Intel Corp has reported an 81% increase in losses for the second quarter of the 2025 financial year (Q2 FY25) as a restructuring and impairments took their toll.
The United States-based semi-conductor manufacturer said the net loss widened to US$2.9 billion (A$4.4 billion) in Q2 from $1.6 billion in the previous corresponding period (pcp).
Intel also said it was laying off 15% of its 96,400 employees in a cost-cutting drive by new CEO Lip Bu Tan, who in March took charge of the company, which is best known for its Intel Core series of central processing units used in desktop and laptop computers.
Intel said diluted losses per share increased 76% to 67 cents as revenue was flat at $12.9 billion.
The loss included $1.9 billion of restructuring charges, $800 million of non-cash impairment and accelerated depreciation charges related to “excess tools with no identified re-use” and $200 million of one-time period costs.

Intel said it was forecasting a loss per share of 24 cents and revenue of between $12.6 billion and $13.6 billion in the third quarter.
It was also taking action to improve execution and efficiency, aiming for $17 billion (using non-standardised account principles) of operating expenses in 2025 and $16 billion in 2026 and $18 billion in gross capital expenditures for 2025.
“Our operating performance demonstrates the initial progress we are making to improve our execution and drive greater efficiency,” Tan said in a press release.
He said Intel was focused on strengthening its core product portfolio and artificial intelligence (AI) ‘roadmap’ to better serve customers and taking actions needed to build a more financially disciplined chip-making process.
“It’s going to take time, but we see clear opportunities to enhance our competitive position, improve our profitability and create long-term shareholder value,” Tan said.
Although Q2 revenue was higher than analysts expected, the company’s forecast Q3 losses were also above estimates.
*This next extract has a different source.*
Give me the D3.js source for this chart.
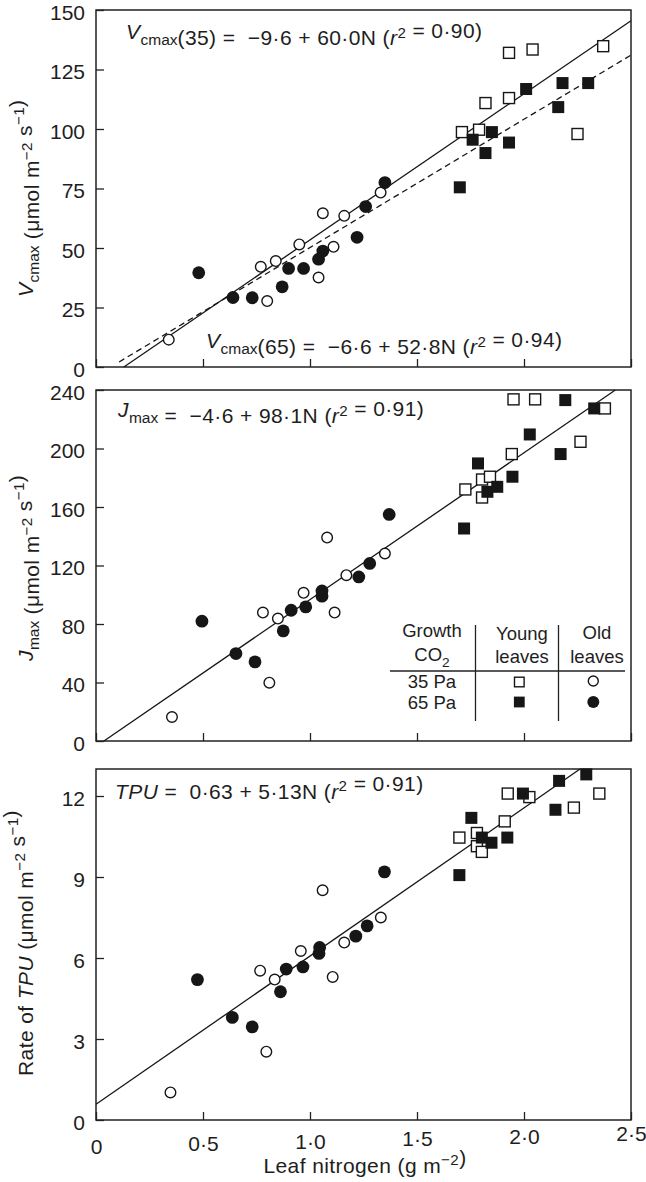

Intel shares (NASDAQ: INTC) closed 86 cents (3.66%) lower at $22.63 capitalising the company at $98.71 billion, before falling another 73 cents to $21.90 in after-hours trading.
Shares in the company, which was founded in 1968, have fallen by 65% over the last four years as it made strategic mistakes, including failing to leverage the AI boom, which allowed competitors like Nvidia to win market share.